Imports and class setup
import asyncio
import logging
import traceback
import multiprocessing
from queue import Empty, Queue
from threading import Event
from multiprocessing import Process
from tenacity import retry, wait_incrementing, stop_after_attempt
from monitor.metrics import Metrics
from grox.config.config import TaskGeneratorType, grox_config
from grox.schedules.init import init_proc
from grox.schedules.types import TaskResult, TaskPayload
from grox.schedules.context import ScheduleContext
from grox.generators.task_generator import TaskGenerator, PriorityTaskGenerator
from grox.generators.stream_generator import (
PostStreamTaskGenerator,
PostStreamRecoveryTaskGenerator,
PostStreamTestTaskGenerator,
PostStreamDelayedTaskGenerator,
PostSafetyStreamTaskGenerator,
ReplyRankingRecoveryTaskGenerator,
PostEmbeddingRequestWithSummaryStreamTaskGenerator,
PostEmbeddingRequestWithSummaryRecoveryStreamTaskGenerator,
MinTractionPostStreamForGroxTaskGenerator,
MinTractionPostStreamForGroxPtosTaskGenerator,
PostEmbeddingV5StreamTaskGenerator,
PostEmbeddingV5ForReplyStreamTaskGenerator,
MinTractionPostStreamForGroxMultiModalTaskGenerator,
PostEmbeddingRequestWithSummaryForReplyRecoveryStreamTaskGenerator,
SafetyPtosRecoveryStreamTaskGenerator,
SafetyPtosDeluxeStreamTaskGenerator,
)
That's 16 stream task generators imported. Each one corresponds to a Kafka topic with a specific eligibility set.
class Dispatcher:
def __init__(self, context: ScheduleContext):
self.config = grox_config.dispatcher
self.context = context
self._task_queue: Queue[TaskPayload] = self.context["task_queue"]
self._resp_queue: Queue[TaskResult] = self.context["resp_queue"]
self._shutdown_event: Event = self.context["shutdown_event"]

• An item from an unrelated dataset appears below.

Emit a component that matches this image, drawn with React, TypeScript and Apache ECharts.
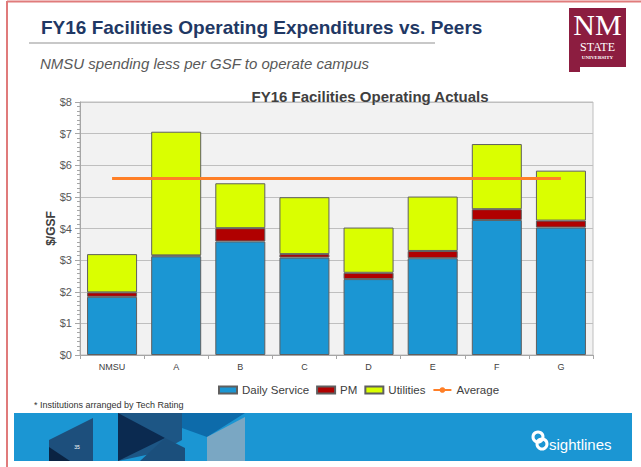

self._queue_connection_shutdown_event: Event = self.context[
"queue_connection_shutdown_event"
]
self._process = None
Grabs four context handles. Note the queue-connection-shutdown event — that's the soft signal that says "stop accepting new Kafka tasks but keep processing results."
Shutdown checks
def _is_shutdown(self) -> bool:
try:
return self._shutdown_event.is_set()
except BrokenPipeError:
logger.error("Broken pipe error, assuming shutdown")
return True
except Exception:
logger.error(
f"Error checking shutdown event, assuming shutdown: {traceback.format_exc()}"
)
return True
def _is_queue_connection_shutdown(self) -> bool:
try:
return self._queue_connection_shutdown_event.is_set()
except BrokenPipeError:
logger.error("Broken pipe error, assuming queue connection shutdown")
return True
except Exception:
logger.error(
f"Error checking shutdown event, assuming queue connection shutdown: {traceback.format_exc()}"
)
return True
Same pattern as engine. Two flags = two checkers.
Init with retry
@retry(
stop=stop_after_attempt(3), wait=wait_incrementing(start=1, increment=3, max=9)
)
async def _init_run(self):
await init_proc("dispatcher")
self._in_flights: set[str] = set()
self._task_generator = self._get_task_generators()
await self._task_generator.start()
The tenacity.retry decorator: 3 attempts, wait 1s, then 4s, then 7s (capped at 9). Init is where Kafka connections get established, and Kafka cluster startup can be flaky. If init fails three times, the process dies and an external orchestrator restarts it — much safer than a process that thinks it started but actually didn't.
self._in_flights: set[str] — payload IDs currently submitted to the engine but not yet acked. Used for backpressure (the dispatcher won't submit more if this set hits max) and for routing results back.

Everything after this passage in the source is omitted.